A good annotation draws connections between what you’ve read and other things you’ve read/heard/experienced. I explicitly encourage you to connect what you read in this class with what you’re reading/doing in other classes. Also add anything you read or anything interesting you find to your Zotero library.

Do

  • Follow the instructions for Setting Up Github, Setting up Hypothesis, Setting up Zotero, and asking for help. You should read the discord page if you’re new to that platform.

  • Read the readings. Annotate them freely (and/or respond to my annotations to get started). ** <- Nb ** On this site I might not explicitly state this under the ‘do’ part each week, since I have it under the ‘read’ part further up, but I realize that this might not have been clearly apparent at the start of the week; so no worries for this week, you can catch up on this later, but remember this moving forward)

  • Annotate the syllabus part of this website while being logged into our private Hypothesis group; here’s the link if you haven’t already joined (indeed as with the readings mentioned above, and with all annotations for this class, always make the annotations as part of our group). Use the 3 w’s: what is ‘weird’ (eg, unfamiliar to your experience or expectations), ‘wonderful’ (eg, makes you see your studies in a new or exciting way), or ‘worrying’ (eg, something that seems problematic to you)

  • Log your reflection in your appropriate github repository

  • When/if you run into trouble, take screenshots (google how to do that for your particular machine) and these can be uploaded into your repository as well. Indeed, you should also keep track of any files you create as part of your weekly work in your repo: these are evidence!

With tech work, if it doesn’t come together in about 30 minutes, it won’t come in an hour.

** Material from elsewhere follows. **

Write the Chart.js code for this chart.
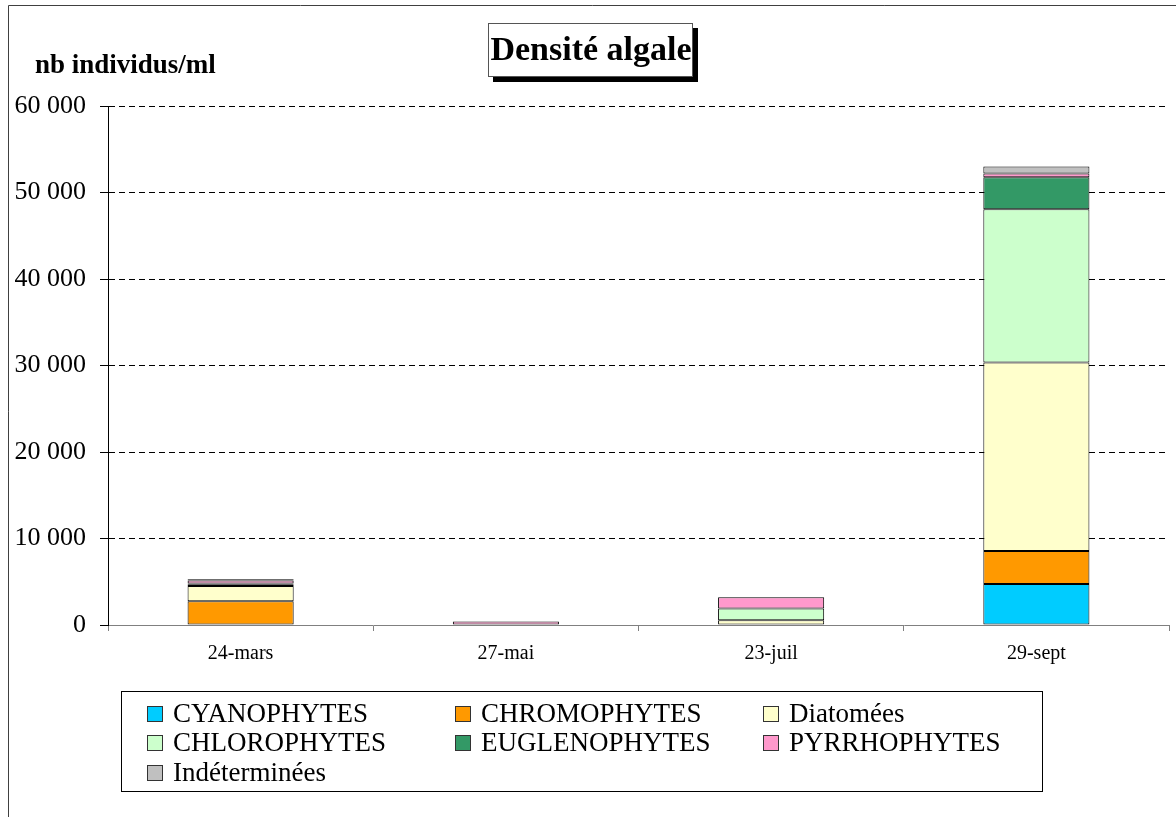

So take a break. Close the laptop. Call somebody up for help. Find another pair of eyes to look at the problem. I don’t want to hear that you labored heroically for 2 hours to do something. Jump into our social space and ask for advice.

Record and Reflect

You may make your repository private or public.

If you make it private, make sure to ‘invite user shawngraham’ to your repository so that I may view it. (See the Github instructions for a reminder.)

  1. Being a digital archaeologist means keeping track of what you’ve done, as a gift to your future self (ie, so that when you come back to something, you can pick up where you left off). Make a new text document, and put into it any new terms you’ve encountered, commands you used, error messages you encountered, websites that helped, and so on: this document is a lab notebook, as it were. Bullet points and memos-to-self are fine. Put this text document into your week one repo on github, along with any other files or digital things you happen to make. Call it your ‘notes.md’.

  2. In a new text document, jot down some reflections - narrative, or bullet points, whatever works for you; both are fine. Call it ‘journal-week-1.md’ This document also goes into your week one repo on github.

Begin the reflection by quoting (w/ citation) one sentence from the readings that resonates with you: you don’t have to explain why, but you might select something that is personally meaningful, or leaves you confused, or makes you happy, or intrigues you to know more… etc.

In this document, you will detail any issues you had with getting started, any parts that caused you difficulty, anything you annotated that you really want me to address for you. If you got any error messages while trying to get set up, copy those into your reflection; google them. Do you find any websites that help you? What kind of ‘failures’ might you have encountered this week?

Going beyond the mere mechanical aspects of getting started, draw on your annotations of what you’ve read (and/or your notes from what you’ve listened to), discuss your idea of what ‘digital archaeology’ might be prior to starting this course, and think through whether any of the materials we’ve seen this week confirm or upset those notions. What kind of archaeology have you encountered so far at Carleton, if at all? Where do you want to go, with digital archaeology?

Log Your Work

You can log the link to your repository on this form.

PS

If you missed it in the syllabus, this spreadsheet can be used to keep track of what’s due when.